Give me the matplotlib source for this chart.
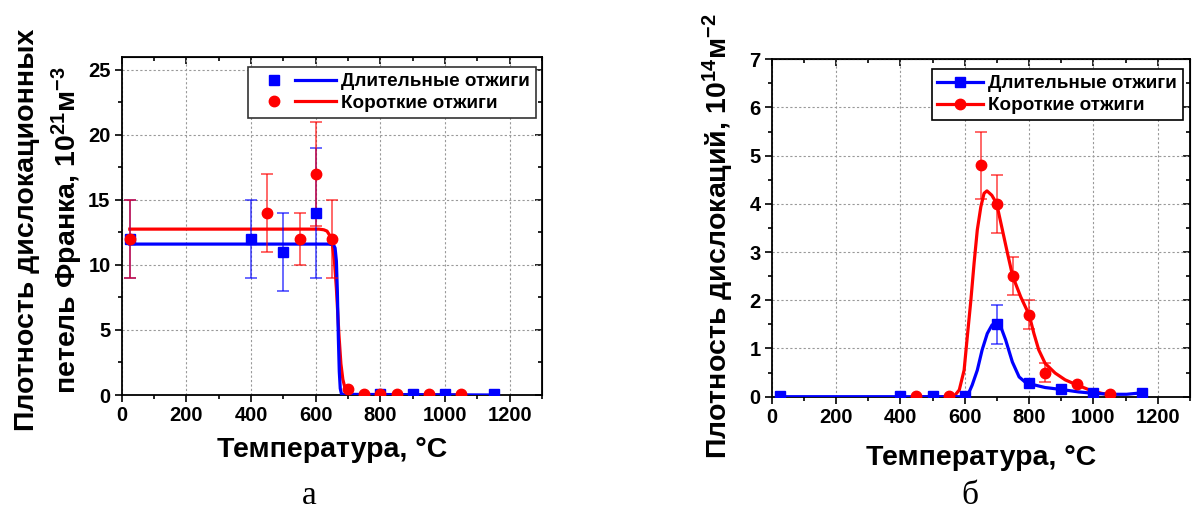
import matplotlib
matplotlib.use('Agg')
import matplotlib.pyplot as plt
from matplotlib.lines import Line2D
from matplotlib.legend_handler import HandlerTuple
from matplotlib.ticker import MultipleLocator

plt.rcParams['font.family'] = ['Liberation Sans', 'DejaVu Sans']
plt.rcParams['font.weight'] = 'bold'
plt.rcParams['mathtext.fontset'] = 'custom'
plt.rcParams['mathtext.rm'] = 'Liberation Sans:bold'
plt.rcParams['mathtext.it'] = 'Liberation Sans:bold:italic'
plt.rcParams['mathtext.bf'] = 'Liberation Sans:bold'

BLUE = '#0000ff'
RED = '#ff0000'

labels = ['Длительные отжиги', 'Короткие отжиги']

# --- panel a: Frank loop density, 10^21 m^-3 ---
a_long_t = [25, 400, 500, 600, 800, 900, 1000, 1150]
a_long_v = [12, 12, 11, 14, 0.05, 0.05, 0.05, 0.05]
a_long_et = [25, 400, 500, 600]
a_long_ev = [12, 12, 11, 14]
a_long_lo = [9, 9, 8, 9]
a_long_hi = [15, 15, 14, 19]

a_short_t = [25, 450, 550, 600, 650, 700, 750, 800, 850, 950, 1050]
a_short_v = [12, 14, 12, 17, 12, 0.5, 0.05, 0.05, 0.05, 0.05, 0.05]
a_short_et = [25, 450, 550, 600, 650]
a_short_ev = [12, 14, 12, 17, 12]
a_short_lo = [9, 11, 10, 13, 9]
a_short_hi = [15, 17, 14, 21, 15]

# fit curves
a_long_fit_t = [25, 640, 655, 660, 664, 667, 670, 673, 676, 680, 1150]
a_long_fit_v = [11.6, 11.6, 11.55, 11.3, 10.3, 8.0, 4.5, 1.8, 0.5, 0.05, 0.0]
a_short_fit_t = [25, 610, 625, 635, 645, 652, 658, 664, 668, 672, 678, 684,
                 690, 698, 708, 720, 1050]
a_short_fit_v = [12.75, 12.75, 12.7, 12.6, 12.2, 11.5, 10.3, 8.2, 6.4, 4.6,
                 2.4, 1.2, 0.6, 0.25, 0.08, 0.02, 0.0]

# --- panel б: dislocation density, 10^14 m^-2 ---
b_long_t = [25, 400, 500, 600, 700, 800, 900, 1000, 1150]
b_long_v = [0.02, 0.02, 0.02, 0.02, 1.5, 0.28, 0.15, 0.07, 0.08]
b_long_et = [700]
b_long_ev = [1.5]
b_long_lo = [1.1]
b_long_hi = [1.9]

b_short_t = [450, 550, 650, 700, 750, 800, 850, 950, 1050]
b_short_v = [0.02, 0.02, 4.8, 4.0, 2.5, 1.7, 0.5, 0.27, 0.05]
b_short_et = [650, 700, 750, 800, 850]
b_short_ev = [4.8, 4.0, 2.5, 1.7, 0.5]
b_short_lo = [4.1, 3.4, 2.1, 1.4, 0.3]
b_short_hi = [5.5, 4.6, 2.9, 2.0, 0.7]

b_long_fit_t = [25, 600, 608, 623, 639, 654, 670, 685, 698, 712, 727, 748,
                769, 790, 800, 850, 900, 953, 1000, 1056, 1103, 1150]
b_long_fit_v = [0.0, 0.0, 0.01, 0.24, 0.55, 0.97, 1.31, 1.49, 1.52, 1.45,
                1.18, 0.72, 0.41, 0.29, 0.27, 0.19, 0.15, 0.1, 0.07, 0.05,
                0.05, 0.08]
b_short_fit_t = [450, 560, 567, 583, 598, 608, 619, 629, 639, 650, 660, 669,
                 684, 699, 717, 733, 749, 774, 800, 815, 830, 850, 881, 912,
                 943, 984, 1025, 1050]
b_short_fit_v = [0.0, 0.0, 0.01, 0.14, 0.55, 1.25, 2.0, 2.77, 3.46, 3.94,
                 4.22, 4.27, 4.18, 4.01, 3.46, 2.97, 2.5, 2.07, 1.7, 1.31,
                 0.97, 0.69, 0.49, 0.35, 0.26, 0.15, 0.07, 0.04]


def errs(v, lo, hi):
    return [[a - b for a, b in zip(v, lo)], [b - a for a, b in zip(v, hi)]]


def style_axes(ax, ymax, ymajor, yminor):
    ax.set_xlim(0, 1300)
    ax.set_ylim(0, ymax)
    ax.xaxis.set_major_locator(MultipleLocator(200))
    ax.xaxis.set_minor_locator(MultipleLocator(100))
    ax.yaxis.set_major_locator(MultipleLocator(ymajor))
    ax.yaxis.set_minor_locator(MultipleLocator(yminor))
    ax.grid(True, which='major', color='#999999', linestyle=(0, (2, 2)), linewidth=0.8)
    ax.set_axisbelow(True)
    for s in ax.spines.values():
        s.set_linewidth(1.3)
    ax.tick_params(which='major', direction='out', length=5, width=1.2,
                   labelsize=14.5, pad=3)
    ax.tick_params(which='minor', direction='out', length=3, width=1.2)
    for lab in ax.get_xticklabels() + ax.get_yticklabels():
        lab.set_fontweight('bold')
    top = ax.secondary_xaxis('top')
    top.xaxis.set_major_locator(MultipleLocator(200))
    top.xaxis.set_minor_locator(MultipleLocator(100))
    top.tick_params(which='major', direction='in', length=5, width=1.2, labeltop=False)
    top.tick_params(which='minor', direction='in', length=3, width=1.2)
    right = ax.secondary_yaxis('right')
    right.yaxis.set_major_locator(MultipleLocator(ymajor))
    right.yaxis.set_minor_locator(MultipleLocator(yminor))
    right.tick_params(which='major', direction='in', length=5, width=1.2, labelright=False)
    right.tick_params(which='minor', direction='in', length=3, width=1.2)


fig = plt.figure(figsize=(11.92, 5.12), dpi=100)
ax1 = fig.add_axes([0.1021, 0.2285, 0.3526, 0.6607])
ax2 = fig.add_axes([0.6474, 0.2252, 0.3509, 0.659])

# panel a
ax1.plot(a_short_fit_t, a_short_fit_v, color=RED, lw=2.3, zorder=3)
ax1.plot(a_long_fit_t, a_long_fit_v, color=BLUE, lw=2.3, zorder=3)
ax1.errorbar(a_long_et, a_long_ev, yerr=errs(a_long_ev, a_long_lo, a_long_hi),
             fmt='none', ecolor=BLUE, elinewidth=1.1, capsize=4, capthick=1.1,
             alpha=0.75, zorder=4)
ax1.errorbar(a_short_et, a_short_ev, yerr=errs(a_short_ev, a_short_lo, a_short_hi),
             fmt='none', ecolor=RED, elinewidth=1.1, capsize=4, capthick=1.1,
             alpha=0.75, zorder=4)
ax1.plot(a_long_t, a_long_v, 's', color=BLUE, ms=6.5, zorder=5)
ax1.plot(a_short_t, a_short_v, 'o', color=RED, ms=7.5, zorder=6)
style_axes(ax1, 26, 5, 2.5)

h_long = (Line2D([], [], marker='s', color=BLUE, ls='none', ms=6.5),
          Line2D([], [], color=BLUE, lw=2.3))
h_short = (Line2D([], [], marker='o', color=RED, ls='none', ms=7.5),
           Line2D([], [], color=RED, lw=2.3))
leg1 = ax1.legend([h_long, h_short], labels,
                  handler_map={tuple: HandlerTuple(ndivide=2, pad=0)},
                  loc='upper right', bbox_to_anchor=(1 - 6.5 / 420.3, 1 - 10.5 / 338.3),
                  borderaxespad=0, fancybox=False, framealpha=1, edgecolor='#333333',
                  handlelength=4.4, handletextpad=0.25, borderpad=0.3,
                  labelspacing=0.25, prop={'size': 13.6, 'weight': 'bold'})
leg1.get_frame().set_linewidth(1.2)

ax1.set_xlabel('Температура, °С', fontsize=20.5, fontweight='bold', va='center')
ax1.xaxis.set_label_coords(0.5, -0.1626)
ax1.set_ylabel('Плотность дислокационных\nпетель Франка, 10$^{21}$м$^{-3}$',
               fontsize=20.5, fontweight='bold', va='center', linespacing=1.35)
ax1.yaxis.set_label_coords(-0.172, 0.488)

# panel б
ax2.errorbar(b_long_et, b_long_ev, yerr=errs(b_long_ev, b_long_lo, b_long_hi),
             fmt='none', ecolor=BLUE, elinewidth=1.1, capsize=4, capthick=1.1,
             alpha=0.75, zorder=2)
ax2.errorbar(b_short_et, b_short_ev, yerr=errs(b_short_ev, b_short_lo, b_short_hi),
             fmt='none', ecolor=RED, elinewidth=1.1, capsize=4, capthick=1.1,
             alpha=0.75, zorder=2)
ax2.plot(b_short_fit_t, b_short_fit_v, color=RED, lw=2.3, zorder=3)
ax2.plot(b_long_fit_t, b_long_fit_v, color=BLUE, lw=2.3, zorder=3)
ax2.plot(b_long_t, b_long_v, 's', color=BLUE, ms=6.5, zorder=5)
ax2.plot(b_short_t, b_short_v, 'o', color=RED, ms=7.5, zorder=6)
style_axes(ax2, 7, 1, 0.5)

h2_long = Line2D([], [], marker='s', color=BLUE, lw=2.3, ms=6.5)
h2_short = Line2D([], [], marker='o', color=RED, lw=2.3, ms=7.5)
leg2 = ax2.legend([h2_long, h2_short], labels,
                  loc='upper right', bbox_to_anchor=(1 - 7.3 / 418.3, 1 - 10 / 337.4),
                  borderaxespad=0, fancybox=False, framealpha=1, edgecolor='black',
                  handlelength=2.4, handletextpad=0.3, borderpad=0.3,
                  labelspacing=0.25, prop={'size': 13.6, 'weight': 'bold'})
leg2.get_frame().set_linewidth(1.2)

ax2.set_xlabel('Температура, °С', fontsize=20.5, fontweight='bold', va='center')
ax2.xaxis.set_label_coords(0.5, -0.1817)
ax2.set_ylabel('Плотность дислокаций, 10$^{14}$м$^{-2}$',
               fontsize=20.5, fontweight='bold', va='center')
ax2.yaxis.set_label_coords(-0.128, 0.475)

# panel letters
fig.text(309.5 / 1192, 1 - 504 / 512, 'а', family='Liberation Serif',
         fontweight='normal', fontsize=24, ha='center', va='baseline')
fig.text(970 / 1192, 1 - 504 / 512, 'б', family='Liberation Serif',
         fontweight='normal', fontsize=24, ha='center', va='baseline')

fig.savefig('out.png', dpi=100)
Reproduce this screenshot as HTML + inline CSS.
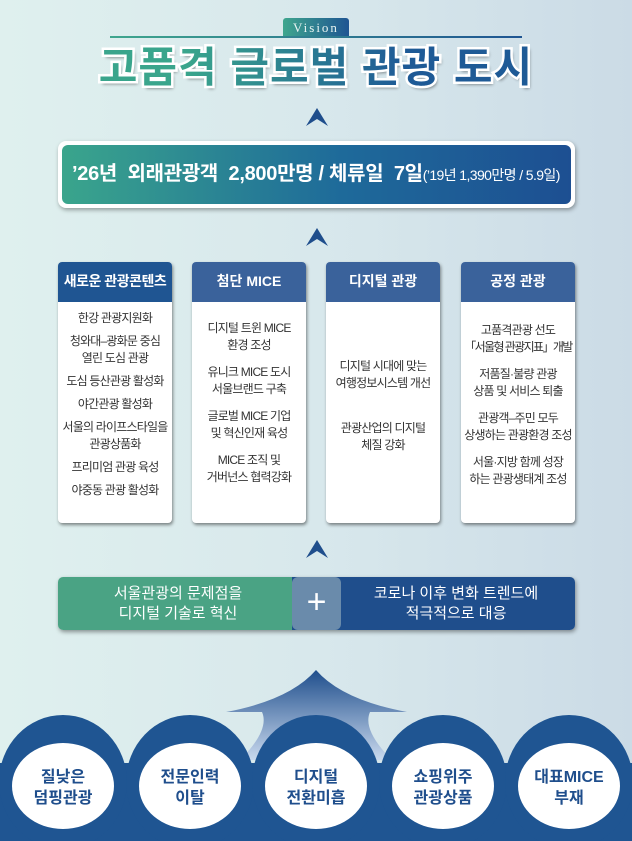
<!DOCTYPE html>
<html><head><meta charset="utf-8"><style>
body{margin:0;width:632px;height:841px;overflow:hidden;position:relative;font-family:"Liberation Sans","Noto Sans CJK KR",sans-serif;background:linear-gradient(90deg,#dff0ee 0%,#d8e8ec 50%,#cbdbe6 100%);}
.abs{position:absolute}
.chev{position:absolute;width:22px;height:18px}
.col{position:absolute;top:262px;width:114px;height:261px;background:#fff;border-radius:4px;box-shadow:1px 2px 3px rgba(0,0,0,.45);overflow:hidden}
.col .h{height:40px;background:#3a629b;color:#fff;font-size:14px;font-weight:bold;text-align:center;line-height:38px;white-space:nowrap}
.col .b{font-size:12px;color:#333;text-align:center;line-height:17px;letter-spacing:-0.8px;white-space:nowrap}
.col .b p{margin:0}
.t{position:absolute;left:0;top:38px;width:632px;text-align:center;font-size:42px;font-weight:bold;letter-spacing:1px;line-height:60px;white-space:nowrap}
</style></head><body>
<div class="abs" style="left:283px;top:18px;width:66px;height:18px;background:linear-gradient(90deg,#3fa68e,#1f5592);border-radius:3px 3px 0 0;color:#e8f4f2;font-family:'Liberation Serif',serif;font-size:13px;letter-spacing:2px;text-align:center;line-height:19px">Vision</div>
<div class="abs" style="left:110px;top:36px;width:412px;height:2px;background:linear-gradient(90deg,#3fa68e,#1f5592)"></div>
<div class="t" style="color:#fff;-webkit-text-stroke:5px #fff;text-shadow:2px 3px 3px rgba(0,0,0,.45)">고품격 글로벌 관광 도시</div>
<div class="t"><span style="background:linear-gradient(90deg,#3aa58c 20%,#1e5a96 70%);-webkit-background-clip:text;background-clip:text;color:transparent">고품격 글로벌 관광 도시</span></div>
<svg class="chev" style="left:306px;top:108px" viewBox="0 0 22 18"><path d="M11 0L22 18L11 11L0 18Z" fill="#1f4e8c"/></svg>
<div class="abs" style="left:58px;top:141px;width:517px;height:67px;background:#fff;border-radius:8px;box-shadow:1px 2px 4px rgba(0,0,0,.35)"></div>
<div class="abs" style="left:62px;top:145px;width:509px;height:59px;background:linear-gradient(90deg,#3aa58c,#1e6a9a 55%,#1d4f92);border-radius:6px;color:#fff;font-weight:bold;line-height:59px;white-space:nowrap;font-size:20px;letter-spacing:-0.3px;padding-left:10px;box-sizing:border-box">’26년&nbsp; 외래관광객&nbsp; 2,800만명 / 체류일&nbsp; 7일<span style="font-size:14px;font-weight:normal;letter-spacing:-0.6px">(’19년 1,390만명 / 5.9일)</span></div>
<svg class="chev" style="left:306px;top:228px" viewBox="0 0 22 18"><path d="M11 0L22 18L11 11L0 18Z" fill="#1f4e8c"/></svg>
<div class="col" style="left:58px"><div class="h" style="background:#1f5592;letter-spacing:-0.5px">새로운 관광콘텐츠</div><div class="b" style="padding-top:8px">
<p style="margin-bottom:6px">한강 관광지원화</p><p style="margin-bottom:6px">청와대–광화문 중심<br>열린 도심 관광</p><p style="margin-bottom:6px">도심 등산관광 활성화</p><p style="margin-bottom:6px">야간관광 활성화</p><p style="margin-bottom:6px">서울의 라이프스타일을<br>관광상품화</p><p style="margin-bottom:6px">프리미엄 관광 육성</p><p>야중동 관광 활성화</p></div></div>
<div class="col" style="left:192px"><div class="h">첨단 MICE</div><div class="b" style="padding-top:18px">
<p style="margin-bottom:10px">디지털 트윈 MICE<br>환경 조성</p><p style="margin-bottom:10px">유니크 MICE 도시<br>서울브랜드 구축</p><p style="margin-bottom:10px">글로벌 MICE 기업<br>및 혁신인재 육성</p><p>MICE 조직 및<br>거버넌스 협력강화</p></div></div>
<div class="col" style="left:326px"><div class="h">디지털 관광</div><div class="b" style="padding-top:56px">
<p style="margin-bottom:28px">디지털 시대에 맞는<br>여행정보시스템 개선</p><p>관광산업의 디지털<br>체질 강화</p></div></div>
<div class="col" style="left:461px"><div class="h">공정 관광</div><div class="b" style="padding-top:20px">
<p style="margin-bottom:10px">고품격관광 선도<br><span style="letter-spacing:-1.6px">「서울형 관광지표」개발</span></p><p style="margin-bottom:10px">저품질·불량 관광<br>상품 및 서비스 퇴출</p><p style="margin-bottom:10px">관광객–주민 모두<br>상생하는 관광환경 조성</p><p>서울·지방 함께 성장<br>하는 관광생태계 조성</p></div></div>
<svg class="chev" style="left:306px;top:540px" viewBox="0 0 22 18"><path d="M11 0L22 18L11 11L0 18Z" fill="#1f4e8c"/></svg>
<div class="abs" style="left:58px;top:577px;width:517px;height:53px;border-radius:5px;overflow:hidden;box-shadow:1px 2px 4px rgba(0,0,0,.4)">
<div class="abs" style="left:0;top:0;width:240px;height:53px;background:#4aa384;color:#fff;font-size:15px;text-align:center;line-height:20px;padding-top:7px;box-sizing:border-box">서울관광의 문제점을<br>디지털 기술로 혁신</div>
<div class="abs" style="left:234px;top:0;width:283px;height:53px;background:#1f4e8c;color:#fff;font-size:15px;text-align:center;line-height:20px;padding:7px 0 0 45px;box-sizing:border-box">코로나 이후 변화 트렌드에<br>적극적으로 대응</div>
<div class="abs" style="left:234px;top:0;width:49px;height:53px;background:#6a8bab;border-radius:6px;color:#fff;font-size:34px;text-align:center;line-height:50px">+</div></div>
<svg class="abs" style="left:0;top:660px" width="632" height="181" viewBox="0 660 632 181">
<defs><linearGradient id="ag" x1="0" y1="0" x2="0" y2="1"><stop offset="0" stop-color="#1f4e8c"/><stop offset="1" stop-color="#c9d9ee"/></linearGradient></defs>
<path d="M316 670 Q290 700 226 712 L262 712 Q270 730 240 760 L392 760 Q362 730 370 712 L407 712 Q342 700 316 670Z" fill="url(#ag)"/>
<g fill="#1f5592">
<rect x="0" y="763" width="632" height="78"/>
<ellipse cx="63" cy="782" rx="64" ry="67"/><ellipse cx="190" cy="782" rx="64" ry="67"/><ellipse cx="316" cy="782" rx="64" ry="67"/><ellipse cx="443" cy="782" rx="64" ry="67"/><ellipse cx="569" cy="782" rx="64" ry="67"/></g>
<g fill="#fff"><ellipse cx="63" cy="786" rx="51" ry="43"/><ellipse cx="190" cy="786" rx="51" ry="43"/><ellipse cx="316" cy="786" rx="51" ry="43"/><ellipse cx="443" cy="786" rx="51" ry="43"/><ellipse cx="569" cy="786" rx="51" ry="43"/></g>
<g fill="#1f4e8c" font-size="16" font-weight="bold" text-anchor="middle" font-family="Liberation Sans,Noto Sans CJK KR,sans-serif">
<text x="63" y="782">질낮은</text><text x="63" y="803">덤핑관광</text>
<text x="190" y="782">전문인력</text><text x="190" y="803">이탈</text>
<text x="316" y="782">디지털</text><text x="316" y="803">전환미흡</text>
<text x="443" y="782">쇼핑위주</text><text x="443" y="803">관광상품</text>
<text x="569" y="782">대표MICE</text><text x="569" y="803">부재</text></g>
</svg>
</body></html>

──────────

What the task asks —
Using the material above, report each line where "this" occurs.

The output —
Give me the matplotlib source for this chart.
Reproduce this screenshot as HTML + inline CSS.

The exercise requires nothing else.